On April 4, we celebrate the birthday and phenomenal life of the late American cultural icon, writer and performing artist Maya Angelou. Angelou was born Marguerite Annie Johnson in St. Louis, Missouri, on April 4, 1928. Like other writers whose work examines racism and sexism, her books have recently been censored in the U.S. 

Angelou is still widely celebrated for her autobiography ‘I Know Why the Caged Bird Sings.’ Despite Angelou not speaking for five years in her youth in reaction to trauma, she later became fluent in French, Spanish, Hebrew, Italian, and Fante (a dialect of Akan native to Ghana).

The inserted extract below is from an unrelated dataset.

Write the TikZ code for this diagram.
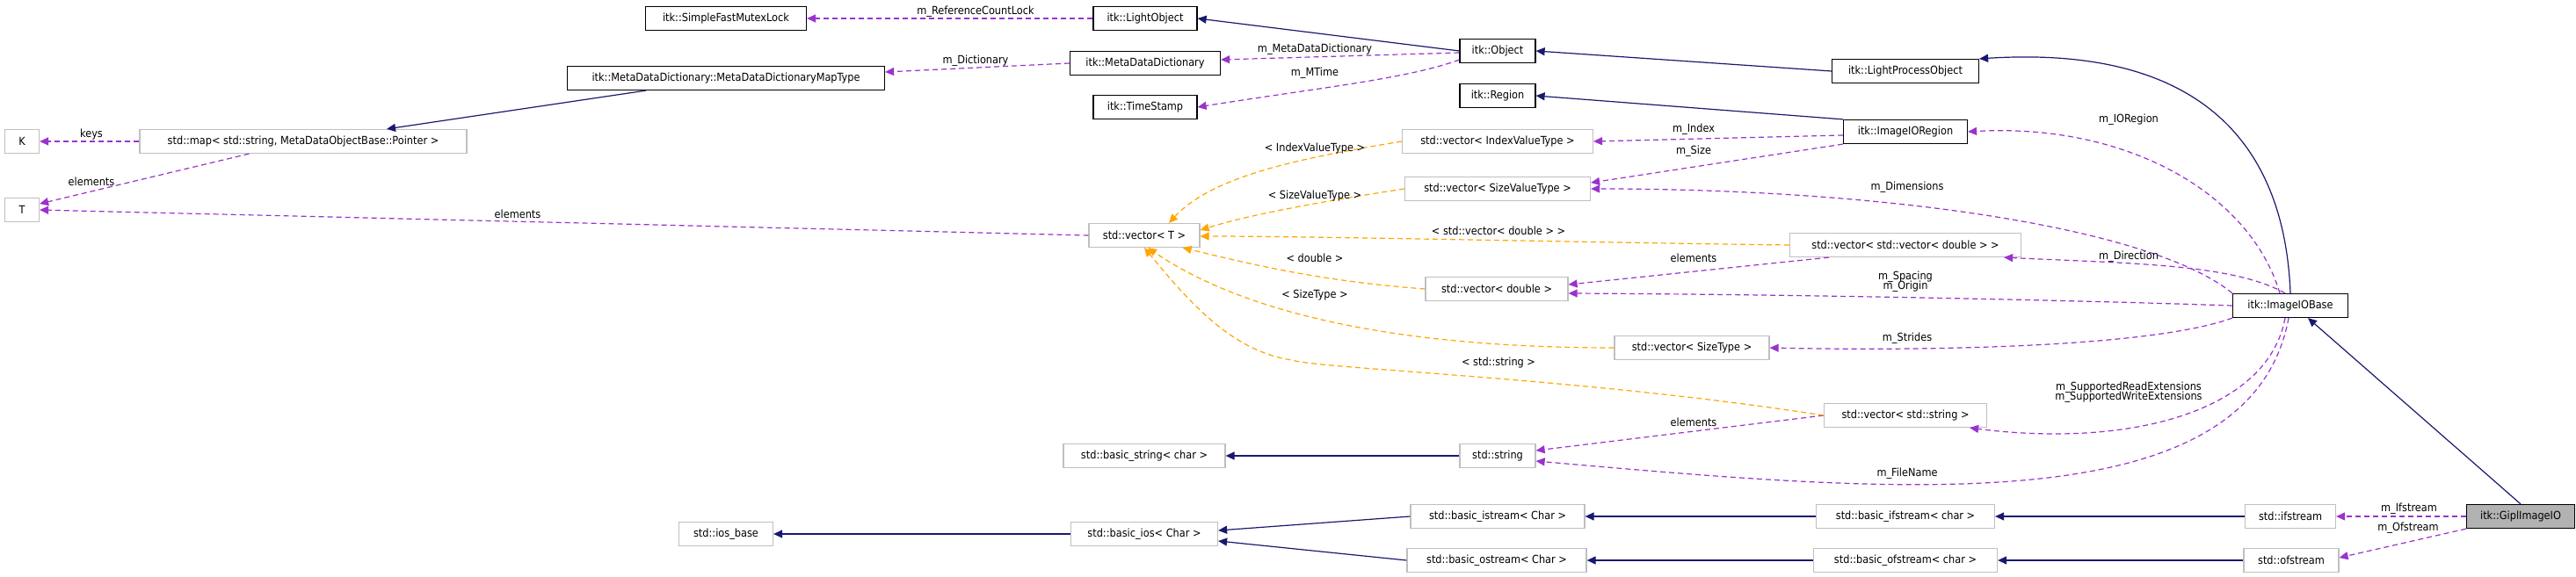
\documentclass[tikz,border=0pt]{standalone}
\usepackage{fontspec}
\setmainfont{DejaVu Sans Condensed}
\usetikzlibrary{arrows.meta,calc}
\definecolor{navy}{HTML}{191970}
\definecolor{purp}{HTML}{9A32CD}
\definecolor{orng}{HTML}{FFA500}
\definecolor{gbox}{HTML}{BFBFBF}
\begin{document}
\begin{tikzpicture}[x=0.5pt,y=-0.5pt,
  ext/.style={draw=gbox,line width=0.6pt,fill=white,minimum height=13.5pt,inner sep=0pt,font=\fontsize{6.3}{7}\selectfont},
  doc/.style={ext,draw=black},
  cur/.style={doc,fill=black!30},
  lbl/.style={font=\fontsize{6.3}{7}\selectfont,inner sep=0pt},
  inh/.style={navy,line width=0.6pt,-{Triangle[length=5pt,width=4.5pt]}},
  dep/.style={purp,line width=0.6pt,dashed,dash pattern=on 3pt off 2pt,-{Triangle[length=5pt,width=4.5pt]}},
  tpl/.style={orng,line width=0.6pt,dashed,dash pattern=on 3pt off 2pt,-{Triangle[length=5pt,width=4.5pt]}}]
\useasboundingbox[fill=white] (0,0) rectangle (2931,657);
% nodes
\node[doc,minimum width=91.5pt] (sfml) at (826,21) {itk::SimpleFastMutexLock};
\node[doc,minimum width=180.5pt] (mapt) at (826,89) {itk::MetaDataDictionary::MetaDataDictionaryMapType};
\node[ext,minimum width=19.5pt] (K) at (25,161) {K};
\node[ext,minimum width=186pt] (map) at (345,161) {std::map< std::string, MetaDataObjectBase::Pointer >};
\node[ext,minimum width=19.5pt] (T) at (25,239) {T};
\node[doc,minimum width=59pt] (lo) at (1303,21) {itk::LightObject};
\node[doc,minimum width=85.5pt] (mdd) at (1303,72) {itk::MetaDataDictionary};
\node[doc,minimum width=59pt] (ts) at (1303,122) {itk::TimeStamp};
\node[doc,minimum width=43pt] (obj) at (1704,58) {itk::Object};
\node[doc,minimum width=43pt] (reg) at (1704,109) {itk::Region};
\node[ext,minimum width=108.5pt] (vidx) at (1704,161) {std::vector< IndexValueType >};
\node[ext,minimum width=105.5pt] (vsz) at (1704,215) {std::vector< SizeValueType >};
\node[ext,minimum width=63pt] (vT) at (1302,268) {std::vector< T >};
\node[ext,minimum width=81pt] (vd) at (1703,329) {std::vector< double >};
\node[ext,minimum width=88pt] (vst) at (1925,396) {std::vector< SizeType >};
\node[ext,minimum width=92pt] (bstr) at (1302,519) {std::basic\_string< char >};
\node[ext,minimum width=43pt] (str) at (1704,519) {std::string};
\node[ext,minimum width=53.5pt] (iosb) at (826,608) {std::ios\_base};
\node[ext,minimum width=83.5pt] (bios) at (1302,608) {std::basic\_ios< Char >};
\node[ext,minimum width=99pt] (bis) at (1704,588) {std::basic\_istream< Char >};
\node[ext,minimum width=102pt] (bos) at (1703,638) {std::basic\_ostream< Char >};
\node[doc,minimum width=83.5pt] (lpo) at (2168,81) {itk::LightProcessObject};
\node[doc,minimum width=70.5pt] (ioreg) at (2168,150) {itk::ImageIORegion};
\node[ext,minimum width=131.5pt] (vvd) at (2168,279) {std::vector< std::vector< double > >};
\node[doc,minimum width=65.5pt] (iob) at (2606,348) {itk::ImageIOBase};
\node[ext,minimum width=92.5pt] (vs) at (2168,473) {std::vector< std::string >};
\node[ext,minimum width=101.5pt] (bifs) at (2168,588) {std::basic\_ifstream< char >};
\node[ext,minimum width=104.5pt] (bofs) at (2168,638) {std::basic\_ofstream< char >};
\node[ext,minimum width=51.5pt] (ifs) at (2606,588) {std::ifstream};
\node[ext,minimum width=54pt] (ofs) at (2607,638) {std::ofstream};
\node[cur,minimum width=61.5pt] (gipl) at (2868,588) {itk::GiplImageIO};
% inheritance
\draw[inh] (obj.west) -- (lo.east);
\draw[inh] (lpo.west) -- (obj.east);
\draw[inh] (iob.north) .. controls (2600,180) and (2520,50) .. (lpo.north east);
\draw[inh] ($(mapt.south west)+(90,0)$) -- ($(map.north)+(95,0)$);
\draw[inh] (ioreg.north west) -- (reg.east);
\draw[inh] (gipl.north) -- ($(iob.south)+(20,0)$);
\draw[inh] (str.west) -- (bstr.east);
\draw[inh] (bis.west) -- ($(bios.east)+(0,-4)$);
\draw[inh] (bos.west) -- ($(bios.east)+(0,8)$);
\draw[inh] (bios.west) -- (iosb.east);
\draw[inh] (bifs.west) -- (bis.east);
\draw[inh] (bofs.west) -- (bos.east);
\draw[inh] (ifs.west) -- (bifs.east);
\draw[inh] (ofs.west) -- (bofs.east);
% members
\draw[dep] (lo.west) -- (sfml.east);
\node[lbl] (l1) at (1110,13) {m\_ReferenceCountLock};
\draw[dep] (mdd.west) -- ($(mapt.east)+(0,-7)$);
\node[lbl] (l2) at (1110,69) {m\_Dictionary};
\draw[dep] ($(obj.west)+(0,2)$) -- ($(mdd.east)+(0,-4)$);
\node[lbl] (l3) at (1496,56) {m\_MetaDataDictionary};
\draw[dep] ($(obj.south west)+(0,-4)$) .. controls (1600,90) and (1500,100) .. (ts.east);
\node[lbl] (l4) at (1496,83) {m\_MTime};
\draw[dep] (map.west) -- (K.east);
\node[lbl] (l5) at (104,153) {keys};
\draw[dep] ($(map.south west)+(125,0)$) -- ($(T.east)+(0,-7)$);
\node[lbl] (l6) at (104,207) {elements};
\draw[dep] (vT.west) -- (T.east);
\node[lbl] (l7) at (589,244) {elements};
\draw[dep] ($(ioreg.west)+(0,4)$) -- (vidx.east);
\node[lbl] (l8) at (1927,147) {m\_Index};
\draw[dep] (ioreg.south west) -- ($(vsz.east)+(0,-7)$);
\node[lbl] (l9) at (1927,172) {m\_Size};
\draw[dep] ($(iob.north)+(-12,0)$) .. controls (2560,220) and (2420,140) .. (ioreg.east);
\node[lbl] (l10) at (2422,136) {m\_IORegion};
\draw[dep] (iob.north west) .. controls (2450,260) and (2150,215) .. (vsz.east);
\node[lbl] (l11) at (2170,213) {m\_Dimensions};
\draw[dep] ($(iob.north)+(-6,0)$) .. controls (2540,300) and (2420,300) .. ($(vvd.south east)+(-20,0)$);
\node[lbl] (l12) at (2422,292) {m\_Direction};
\draw[dep] (iob.west) .. controls (2300,340) and (2000,335) .. ($(vd.east)+(0,5)$);
\node[lbl] (l13) at (2168,321) {\begin{tabular}{@{}c@{}}m\_Spacing\\[-1.5pt]m\_Origin\end{tabular}};
\draw[dep] ($(vvd.south west)+(45,0)$) -- ($(vd.east)+(0,-5)$);
\node[lbl] (l14) at (1927,294) {elements};
\draw[dep] (iob.south west) .. controls (2450,395) and (2200,400) .. (vst.east);
\node[lbl] (l15) at (2170,385) {m\_Strides};
\draw[dep] ($(iob.south)+(-6,0)$) .. controls (2580,470) and (2420,510) .. ($(vs.south east)+(-20,0)$);
\node[lbl] (l16) at (2422,447) {\begin{tabular}{@{}c@{}}m\_SupportedReadExtensions\\[-1.5pt]m\_SupportedWriteExtensions\end{tabular}};
\draw[dep] (vs.west) -- ($(str.east)+(0,-6)$);
\node[lbl] (l17) at (1927,481) {elements};
\draw[dep] ($(iob.south)+(-2,0)$) .. controls (2560,600) and (2150,560) .. ($(str.east)+(0,6)$);
\node[lbl] (l18) at (2170,539) {m\_FileName};
\draw[dep] (gipl.west) -- (ifs.east);
\node[lbl] (l19) at (2741,579) {m\_Ifstream};
\draw[dep] (gipl.south west) -- ($(ofs.east)+(0,-3)$);
\node[lbl] (l20) at (2740,601) {m\_Ofstream};
% templates
\draw[tpl] (vidx.west) .. controls (1480,180) and (1380,200) .. ($(vT.north)+(28,0)$);
\node[lbl] (t1) at (1496,169) {< IndexValueType >};
\draw[tpl] (vsz.west) .. controls (1500,230) and (1420,245) .. ($(vT.east)+(0,-6)$);
\node[lbl] (t2) at (1496,223) {< SizeValueType >};
\draw[tpl] (vvd.west) .. controls (1800,276) and (1500,269) .. ($(vT.east)+(0,1)$);
\node[lbl] (t3) at (1705,263) {< std::vector< double > >};
\draw[tpl] (vd.west) .. controls (1500,320) and (1420,300) .. ($(vT.south east)+(-20,0)$);
\node[lbl] (t4) at (1496,294) {< double >};
\draw[tpl] (vst.west) .. controls (1600,396) and (1420,360) .. ($(vT.south)+(4,0)$);
\node[lbl] (t5) at (1496,336) {< SizeType >};
\draw[tpl] (vs.west) .. controls (1800,430) and (1500,420) .. (1470,410) .. controls (1400,400) and (1350,340) .. ($(vT.south)+(0,0)$);
\node[lbl] (t6) at (1705,413) {< std::string >};
\end{tikzpicture}
\end{document}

Her nickname came from her only sibling, Bailey Jr., who referred to her as “Maya,” meaning “My” or “Mya Sister” during childhood. 

Angelou was the first Black woman to conduct a cable car in San Francisco in 1944. 

Angelou was friends with James Baldwin and had planned to help Malcolm X build the Organization of Afro-American Unity, a new civil rights organization, before his assassination.

Angelou is known as the first Black woman screenwriter in the U.S. for her screenplay Georgia, Georgia, which was made into a Swedish-American drama released in 1972. 

She is fondly remembered for her powerful recitation of her poem On the Pulse of Morning in 1993 at President Bill Clinton’s presidential inauguration.  That day she became only the second poet in American history to recite a poem at a presidential inauguration. In 1994, following imprisoned freedom fighter Nelson Mandela’s release from prison, after South Africa elected him President, he recited Angelou’s poem, Still I Rise during his presidential inauguration.

President Barack Obama awarded her the 2010 Presidential Medal of Freedom.